→ REQUIRED WORK: Only the lines from the start of the data below through the line that contains "from matplotlib.ticker import" are to be copied, exactly and without pictures.

→ MATERIAL:
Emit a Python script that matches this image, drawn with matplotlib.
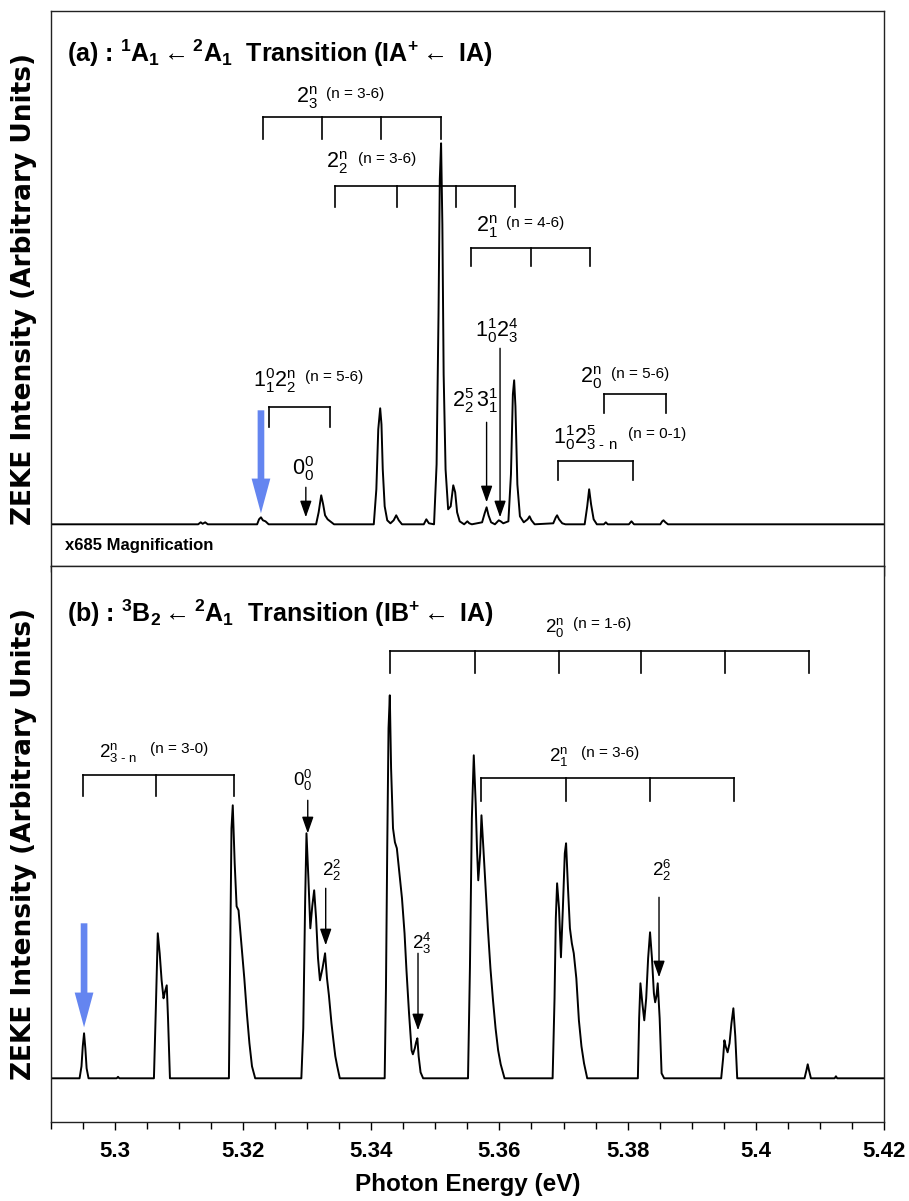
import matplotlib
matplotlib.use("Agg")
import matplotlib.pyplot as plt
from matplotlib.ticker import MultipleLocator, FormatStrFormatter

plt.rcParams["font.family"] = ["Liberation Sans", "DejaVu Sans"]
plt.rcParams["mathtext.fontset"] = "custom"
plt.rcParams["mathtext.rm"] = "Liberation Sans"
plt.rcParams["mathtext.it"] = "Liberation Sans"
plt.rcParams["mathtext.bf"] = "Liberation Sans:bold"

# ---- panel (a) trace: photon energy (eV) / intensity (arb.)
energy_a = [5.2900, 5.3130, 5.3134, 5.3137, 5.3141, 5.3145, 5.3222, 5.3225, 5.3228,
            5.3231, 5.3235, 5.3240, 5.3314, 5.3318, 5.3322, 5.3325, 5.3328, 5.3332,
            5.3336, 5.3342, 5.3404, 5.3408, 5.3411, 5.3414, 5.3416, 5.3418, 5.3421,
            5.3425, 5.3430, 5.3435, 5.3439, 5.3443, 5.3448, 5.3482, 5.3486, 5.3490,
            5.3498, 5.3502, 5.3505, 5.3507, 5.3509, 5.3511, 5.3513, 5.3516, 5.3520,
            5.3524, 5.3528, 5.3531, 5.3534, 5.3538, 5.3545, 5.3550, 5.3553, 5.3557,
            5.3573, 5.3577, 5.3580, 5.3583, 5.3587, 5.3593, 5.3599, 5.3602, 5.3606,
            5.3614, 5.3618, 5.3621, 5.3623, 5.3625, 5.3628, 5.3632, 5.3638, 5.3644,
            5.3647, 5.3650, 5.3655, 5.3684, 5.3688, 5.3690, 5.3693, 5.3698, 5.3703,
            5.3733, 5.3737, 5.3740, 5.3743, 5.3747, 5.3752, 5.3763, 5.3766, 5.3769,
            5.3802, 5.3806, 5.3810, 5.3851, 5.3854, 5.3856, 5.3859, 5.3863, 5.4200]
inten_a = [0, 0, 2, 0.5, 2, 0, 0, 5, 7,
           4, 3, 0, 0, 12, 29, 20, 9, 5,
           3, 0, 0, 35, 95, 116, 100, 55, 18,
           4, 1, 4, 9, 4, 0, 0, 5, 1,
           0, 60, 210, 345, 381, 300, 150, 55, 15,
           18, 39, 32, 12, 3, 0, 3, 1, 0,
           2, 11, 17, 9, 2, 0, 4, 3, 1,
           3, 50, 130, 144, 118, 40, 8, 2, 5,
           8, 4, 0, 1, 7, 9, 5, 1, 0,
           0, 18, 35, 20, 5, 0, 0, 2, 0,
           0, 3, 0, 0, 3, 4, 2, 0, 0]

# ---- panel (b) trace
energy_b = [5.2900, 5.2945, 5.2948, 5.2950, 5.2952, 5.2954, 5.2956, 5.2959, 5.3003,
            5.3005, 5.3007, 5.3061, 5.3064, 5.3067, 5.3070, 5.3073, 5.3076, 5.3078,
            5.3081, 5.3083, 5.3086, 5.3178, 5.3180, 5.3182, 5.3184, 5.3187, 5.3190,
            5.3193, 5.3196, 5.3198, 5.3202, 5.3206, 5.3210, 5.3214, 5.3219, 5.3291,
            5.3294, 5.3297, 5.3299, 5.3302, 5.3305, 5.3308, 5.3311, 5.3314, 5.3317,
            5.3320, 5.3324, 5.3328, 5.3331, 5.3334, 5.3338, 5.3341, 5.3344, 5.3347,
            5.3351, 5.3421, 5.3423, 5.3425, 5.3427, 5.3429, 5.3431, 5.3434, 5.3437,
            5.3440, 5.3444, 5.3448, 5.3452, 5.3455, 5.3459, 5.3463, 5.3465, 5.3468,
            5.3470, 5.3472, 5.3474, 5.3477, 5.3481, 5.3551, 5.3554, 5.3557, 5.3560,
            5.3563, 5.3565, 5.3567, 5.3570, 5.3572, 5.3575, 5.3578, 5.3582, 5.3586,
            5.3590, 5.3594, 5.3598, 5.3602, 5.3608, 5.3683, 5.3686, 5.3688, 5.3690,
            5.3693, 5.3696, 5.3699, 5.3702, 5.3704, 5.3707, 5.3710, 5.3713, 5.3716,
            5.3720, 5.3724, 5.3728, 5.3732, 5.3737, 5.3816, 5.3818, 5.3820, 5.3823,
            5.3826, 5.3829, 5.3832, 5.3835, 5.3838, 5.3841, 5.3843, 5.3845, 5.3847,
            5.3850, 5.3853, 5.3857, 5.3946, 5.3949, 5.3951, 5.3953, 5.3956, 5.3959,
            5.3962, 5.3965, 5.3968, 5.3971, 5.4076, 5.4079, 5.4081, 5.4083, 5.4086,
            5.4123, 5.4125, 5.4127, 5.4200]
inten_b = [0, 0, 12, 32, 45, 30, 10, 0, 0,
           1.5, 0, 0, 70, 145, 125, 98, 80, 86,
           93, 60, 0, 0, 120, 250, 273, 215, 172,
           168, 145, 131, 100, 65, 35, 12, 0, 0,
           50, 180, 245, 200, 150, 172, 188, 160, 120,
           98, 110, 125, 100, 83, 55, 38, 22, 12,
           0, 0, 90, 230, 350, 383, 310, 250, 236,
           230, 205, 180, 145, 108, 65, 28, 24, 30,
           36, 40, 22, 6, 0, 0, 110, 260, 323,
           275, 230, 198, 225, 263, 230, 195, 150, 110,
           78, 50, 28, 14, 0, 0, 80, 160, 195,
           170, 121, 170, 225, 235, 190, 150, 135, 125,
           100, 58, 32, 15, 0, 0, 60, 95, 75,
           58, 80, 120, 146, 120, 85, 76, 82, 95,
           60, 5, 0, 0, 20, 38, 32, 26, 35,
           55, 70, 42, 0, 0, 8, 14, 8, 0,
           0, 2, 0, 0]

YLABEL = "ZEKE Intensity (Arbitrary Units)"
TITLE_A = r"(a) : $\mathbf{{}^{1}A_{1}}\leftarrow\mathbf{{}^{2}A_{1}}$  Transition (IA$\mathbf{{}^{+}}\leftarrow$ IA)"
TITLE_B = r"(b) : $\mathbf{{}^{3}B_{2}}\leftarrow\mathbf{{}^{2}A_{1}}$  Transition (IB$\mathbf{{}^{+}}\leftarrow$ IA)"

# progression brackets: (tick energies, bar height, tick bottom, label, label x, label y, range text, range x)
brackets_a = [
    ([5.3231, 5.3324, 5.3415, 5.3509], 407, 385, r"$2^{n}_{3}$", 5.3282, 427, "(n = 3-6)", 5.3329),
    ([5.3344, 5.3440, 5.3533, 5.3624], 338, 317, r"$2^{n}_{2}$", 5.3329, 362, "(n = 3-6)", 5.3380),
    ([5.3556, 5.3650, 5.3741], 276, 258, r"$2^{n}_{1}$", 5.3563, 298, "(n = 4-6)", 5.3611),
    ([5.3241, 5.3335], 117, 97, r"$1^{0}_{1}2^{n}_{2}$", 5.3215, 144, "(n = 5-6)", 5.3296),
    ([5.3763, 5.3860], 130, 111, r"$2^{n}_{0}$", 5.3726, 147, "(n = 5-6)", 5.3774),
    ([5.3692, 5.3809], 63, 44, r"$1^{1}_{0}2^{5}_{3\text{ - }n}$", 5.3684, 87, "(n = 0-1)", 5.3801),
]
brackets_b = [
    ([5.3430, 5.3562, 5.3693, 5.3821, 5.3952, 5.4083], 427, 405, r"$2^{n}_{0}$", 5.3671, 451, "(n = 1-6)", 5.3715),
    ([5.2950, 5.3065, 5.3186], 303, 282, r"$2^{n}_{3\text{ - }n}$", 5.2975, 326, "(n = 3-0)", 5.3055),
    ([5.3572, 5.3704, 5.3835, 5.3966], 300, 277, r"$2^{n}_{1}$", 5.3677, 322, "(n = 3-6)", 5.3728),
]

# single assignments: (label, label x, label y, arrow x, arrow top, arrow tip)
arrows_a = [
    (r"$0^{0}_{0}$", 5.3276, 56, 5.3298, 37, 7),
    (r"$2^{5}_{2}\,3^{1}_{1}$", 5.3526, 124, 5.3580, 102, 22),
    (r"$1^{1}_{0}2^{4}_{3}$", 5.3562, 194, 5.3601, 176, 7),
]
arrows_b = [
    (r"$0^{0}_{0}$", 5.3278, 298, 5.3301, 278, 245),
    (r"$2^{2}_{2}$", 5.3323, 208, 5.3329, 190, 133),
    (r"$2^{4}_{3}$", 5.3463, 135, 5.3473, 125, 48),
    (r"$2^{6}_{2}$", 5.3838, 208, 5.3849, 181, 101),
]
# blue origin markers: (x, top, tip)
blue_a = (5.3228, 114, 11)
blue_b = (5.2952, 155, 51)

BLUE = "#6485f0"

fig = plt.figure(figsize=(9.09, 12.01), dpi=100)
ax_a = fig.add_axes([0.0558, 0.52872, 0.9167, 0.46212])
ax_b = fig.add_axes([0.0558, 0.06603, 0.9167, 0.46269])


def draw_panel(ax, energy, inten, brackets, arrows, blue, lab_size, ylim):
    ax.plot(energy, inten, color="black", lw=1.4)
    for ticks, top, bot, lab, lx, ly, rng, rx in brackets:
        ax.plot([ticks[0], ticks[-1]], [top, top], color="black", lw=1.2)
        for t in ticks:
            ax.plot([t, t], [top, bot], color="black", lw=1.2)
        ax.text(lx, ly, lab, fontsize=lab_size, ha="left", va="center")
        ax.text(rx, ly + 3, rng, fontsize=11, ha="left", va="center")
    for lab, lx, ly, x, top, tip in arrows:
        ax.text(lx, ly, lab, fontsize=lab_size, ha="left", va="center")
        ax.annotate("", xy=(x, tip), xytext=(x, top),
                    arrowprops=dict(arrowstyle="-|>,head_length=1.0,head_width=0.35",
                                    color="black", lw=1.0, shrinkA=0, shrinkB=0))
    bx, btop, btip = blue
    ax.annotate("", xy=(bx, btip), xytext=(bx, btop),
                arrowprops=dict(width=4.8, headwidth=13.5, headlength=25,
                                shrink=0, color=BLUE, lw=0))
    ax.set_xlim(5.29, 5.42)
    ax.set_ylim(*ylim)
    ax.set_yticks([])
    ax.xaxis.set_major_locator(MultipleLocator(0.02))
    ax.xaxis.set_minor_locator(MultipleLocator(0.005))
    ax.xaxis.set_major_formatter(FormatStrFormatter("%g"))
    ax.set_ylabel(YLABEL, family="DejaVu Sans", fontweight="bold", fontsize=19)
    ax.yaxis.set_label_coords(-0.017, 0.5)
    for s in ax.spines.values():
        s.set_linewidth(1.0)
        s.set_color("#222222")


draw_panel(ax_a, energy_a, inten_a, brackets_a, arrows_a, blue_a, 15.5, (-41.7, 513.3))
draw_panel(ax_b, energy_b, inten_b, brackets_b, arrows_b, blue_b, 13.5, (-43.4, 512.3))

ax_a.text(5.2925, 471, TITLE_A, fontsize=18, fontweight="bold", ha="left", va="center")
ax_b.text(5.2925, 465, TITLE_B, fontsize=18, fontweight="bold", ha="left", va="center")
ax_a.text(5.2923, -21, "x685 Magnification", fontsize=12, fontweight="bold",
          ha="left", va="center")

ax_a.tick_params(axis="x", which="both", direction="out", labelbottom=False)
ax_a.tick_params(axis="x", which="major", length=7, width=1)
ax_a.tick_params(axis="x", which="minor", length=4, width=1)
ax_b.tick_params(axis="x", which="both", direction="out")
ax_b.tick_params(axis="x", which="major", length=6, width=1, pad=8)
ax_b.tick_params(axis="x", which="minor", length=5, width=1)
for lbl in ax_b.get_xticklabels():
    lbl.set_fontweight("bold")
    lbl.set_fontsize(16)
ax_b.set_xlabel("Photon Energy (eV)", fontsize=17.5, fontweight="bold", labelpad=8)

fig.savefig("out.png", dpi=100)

→ EXERCISE RESULT:
Emit a Python script that matches this image, drawn with matplotlib.
import matplotlib
matplotlib.use("Agg")
import matplotlib.pyplot as plt
from matplotlib.ticker import MultipleLocator, FormatStrFormatter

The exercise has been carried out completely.